| WORK TO BE COMPLETED |
Your task is to output the listing word for word, with pictures excluded.

| DATASET EXCERPT |
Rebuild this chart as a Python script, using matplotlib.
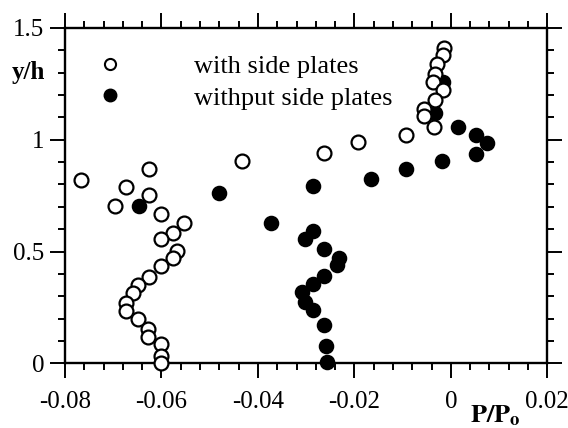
import matplotlib
matplotlib.use("Agg")
import matplotlib.pyplot as plt
import matplotlib.ticker as ticker
from matplotlib.lines import Line2D

plt.rcParams['font.family'] = ['Liberation Serif', 'DejaVu Serif']
plt.rcParams['mathtext.fontset'] = 'stix'
plt.rcParams['axes.unicode_minus'] = False

# data
with_x = [-0.0014, -0.0016, -0.0028, -0.0033, -0.0038, -0.0016, -0.0033, -0.0056, -0.0056,
          -0.0035, -0.0094, -0.0192, -0.0262, -0.0432, -0.0626, -0.0766, -0.0674, -0.0626,
          -0.0697, -0.0600, -0.0553, -0.0577, -0.0600, -0.0567, -0.0577, -0.0600, -0.0626,
          -0.0649, -0.0660, -0.0674, -0.0674, -0.0649, -0.0628, -0.0628, -0.0600, -0.0600,
          -0.0600]
with_y = [1.412, 1.377, 1.337, 1.292, 1.258, 1.221, 1.176, 1.139, 1.105,
          1.057, 1.020, 0.989, 0.942, 0.906, 0.867, 0.822, 0.787, 0.752,
          0.704, 0.667, 0.626, 0.584, 0.554, 0.504, 0.470, 0.435, 0.388,
          0.350, 0.313, 0.271, 0.236, 0.197, 0.153, 0.117, 0.086, 0.033,
          0.001]

without_x = [-0.0016, -0.0032, 0.0014, 0.0053, 0.0074, 0.0053, -0.0019, -0.0094, -0.0165,
             -0.0285, -0.0481, -0.0647, -0.0372, -0.0286, -0.0303, -0.0264, -0.0232, -0.0237,
             -0.0264, -0.0286, -0.0308, -0.0303, -0.0286, -0.0264, -0.0259, -0.0256]
without_y = [1.26, 1.12, 1.057, 1.023, 0.986, 0.938, 0.904, 0.871, 0.826,
             0.791, 0.761, 0.704, 0.629, 0.593, 0.556, 0.511, 0.472, 0.440,
             0.391, 0.355, 0.321, 0.276, 0.239, 0.172, 0.078, 0.008]

labels = ["with side plates", "withput side plates"]

fig = plt.figure(figsize=(5.68, 4.28), dpi=100)
ax = fig.add_axes([65 / 568, 1 - 363.3 / 428, 482.3 / 568, 335.3 / 428])

#filled first so the open circles sit on top
ax.plot(without_x, without_y, 'o', ms=10, mfc='black', mec='black', mew=1.2,
        clip_on=False, zorder=3)
ax.plot(with_x, with_y, 'o', ms=10, mfc='white', mec='black', mew=1.6,
        clip_on=False, zorder=4)

ax.set_xlim(-0.08, 0.02)
ax.set_ylim(0, 1.5)

ax.xaxis.set_major_locator(ticker.MultipleLocator(0.02))
ax.xaxis.set_minor_locator(ticker.MultipleLocator(0.004))
ax.yaxis.set_major_locator(ticker.MultipleLocator(0.5))
ax.yaxis.set_minor_locator(ticker.MultipleLocator(0.1))
ax.xaxis.set_major_formatter(ticker.FuncFormatter(lambda v, pos: f"{v:g}" if abs(v) > 1e-9 else "0"))
ax.yaxis.set_major_formatter(ticker.FuncFormatter(lambda v, pos: f"{v:g}"))

for s in ax.spines.values():
    s.set_linewidth(1.7)

ax.tick_params(which='both', direction='out', top=True, right=True, width=1.4,
               labelsize=18)
ax.tick_params(which='major', length=11)
ax.tick_params(which='minor', length=5)
ax.tick_params(axis='x', pad=9)
ax.tick_params(axis='y', pad=4)

#legend
handles = [Line2D([], [], ls='none', marker='o', ms=8, mfc='white', mec='black', mew=1.5),
           Line2D([], [], ls='none', marker='o', ms=9, mfc='black', mec='black')]
ax.legend(handles, labels, loc='upper left', bbox_to_anchor=(0.066, 0.92),
          frameon=False, fontsize=19, handlelength=1.0, handletextpad=2.7,
          borderpad=0, borderaxespad=0, labelspacing=0.3)

#axis labels
fig.text(28 / 568, 1 - 72 / 428, "y/h", fontsize=18, fontweight='bold',
         ha='center', va='center')
fig.text(470 / 568, 1 - 422 / 428, r"$\mathbf{P/P_{o}}$", fontsize=19,
         ha='left', va='baseline')

fig.savefig("out.png", dpi=100)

| SOLVED EXERCISE |
Rebuild this chart as a Python script, using matplotlib.
import matplotlib
matplotlib.use("Agg")
import matplotlib.pyplot as plt
import matplotlib.ticker as ticker
from matplotlib.lines import Line2D

plt.rcParams['font.family'] = ['Liberation Serif', 'DejaVu Serif']
plt.rcParams['mathtext.fontset'] = 'stix'
plt.rcParams['axes.unicode_minus'] = False

# data
with_x = [-0.0014, -0.0016, -0.0028, -0.0033, -0.0038, -0.0016, -0.0033, -0.0056, -0.0056,
          -0.0035, -0.0094, -0.0192, -0.0262, -0.0432, -0.0626, -0.0766, -0.0674, -0.0626,
          -0.0697, -0.0600, -0.0553, -0.0577, -0.0600, -0.0567, -0.0577, -0.0600, -0.0626,
          -0.0649, -0.0660, -0.0674, -0.0674, -0.0649, -0.0628, -0.0628, -0.0600, -0.0600,
          -0.0600]
with_y = [1.412, 1.377, 1.337, 1.292, 1.258, 1.221, 1.176, 1.139, 1.105,
          1.057, 1.020, 0.989, 0.942, 0.906, 0.867, 0.822, 0.787, 0.752,
          0.704, 0.667, 0.626, 0.584, 0.554, 0.504, 0.470, 0.435, 0.388,
          0.350, 0.313, 0.271, 0.236, 0.197, 0.153, 0.117, 0.086, 0.033,
          0.001]

without_x = [-0.0016, -0.0032, 0.0014, 0.0053, 0.0074, 0.0053, -0.0019, -0.0094, -0.0165,
             -0.0285, -0.0481, -0.0647, -0.0372, -0.0286, -0.0303, -0.0264, -0.0232, -0.0237,
             -0.0264, -0.0286, -0.0308, -0.0303, -0.0286, -0.0264, -0.0259, -0.0256]
without_y = [1.26, 1.12, 1.057, 1.023, 0.986, 0.938, 0.904, 0.871, 0.826,
             0.791, 0.761, 0.704, 0.629, 0.593, 0.556, 0.511, 0.472, 0.440,
             0.391, 0.355, 0.321, 0.276, 0.239, 0.172, 0.078, 0.008]

labels = ["with side plates", "withput side plates"]

fig = plt.figure(figsize=(5.68, 4.28), dpi=100)
ax = fig.add_axes([65 / 568, 1 - 363.3 / 428, 482.3 / 568, 335.3 / 428])

#filled first so the open circles sit on top
ax.plot(without_x, without_y, 'o', ms=10, mfc='black', mec='black', mew=1.2,
        clip_on=False, zorder=3)
ax.plot(with_x, with_y, 'o', ms=10, mfc='white', mec='black', mew=1.6,
        clip_on=False, zorder=4)

ax.set_xlim(-0.08, 0.02)
ax.set_ylim(0, 1.5)

ax.xaxis.set_major_locator(ticker.MultipleLocator(0.02))
ax.xaxis.set_minor_locator(ticker.MultipleLocator(0.004))
ax.yaxis.set_major_locator(ticker.MultipleLocator(0.5))
ax.yaxis.set_minor_locator(ticker.MultipleLocator(0.1))
ax.xaxis.set_major_formatter(ticker.FuncFormatter(lambda v, pos: f"{v:g}" if abs(v) > 1e-9 else "0"))
ax.yaxis.set_major_formatter(ticker.FuncFormatter(lambda v, pos: f"{v:g}"))

for s in ax.spines.values():
    s.set_linewidth(1.7)

ax.tick_params(which='both', direction='out', top=True, right=True, width=1.4,
               labelsize=18)
ax.tick_params(which='major', length=11)
ax.tick_params(which='minor', length=5)
ax.tick_params(axis='x', pad=9)
ax.tick_params(axis='y', pad=4)

#legend
handles = [Line2D([], [], ls='none', marker='o', ms=8, mfc='white', mec='black', mew=1.5),
           Line2D([], [], ls='none', marker='o', ms=9, mfc='black', mec='black')]
ax.legend(handles, labels, loc='upper left', bbox_to_anchor=(0.066, 0.92),
          frameon=False, fontsize=19, handlelength=1.0, handletextpad=2.7,
          borderpad=0, borderaxespad=0, labelspacing=0.3)

#axis labels
fig.text(28 / 568, 1 - 72 / 428, "y/h", fontsize=18, fontweight='bold',
         ha='center', va='center')
fig.text(470 / 568, 1 - 422 / 428, r"$\mathbf{P/P_{o}}$", fontsize=19,
         ha='left', va='baseline')

fig.savefig("out.png", dpi=100)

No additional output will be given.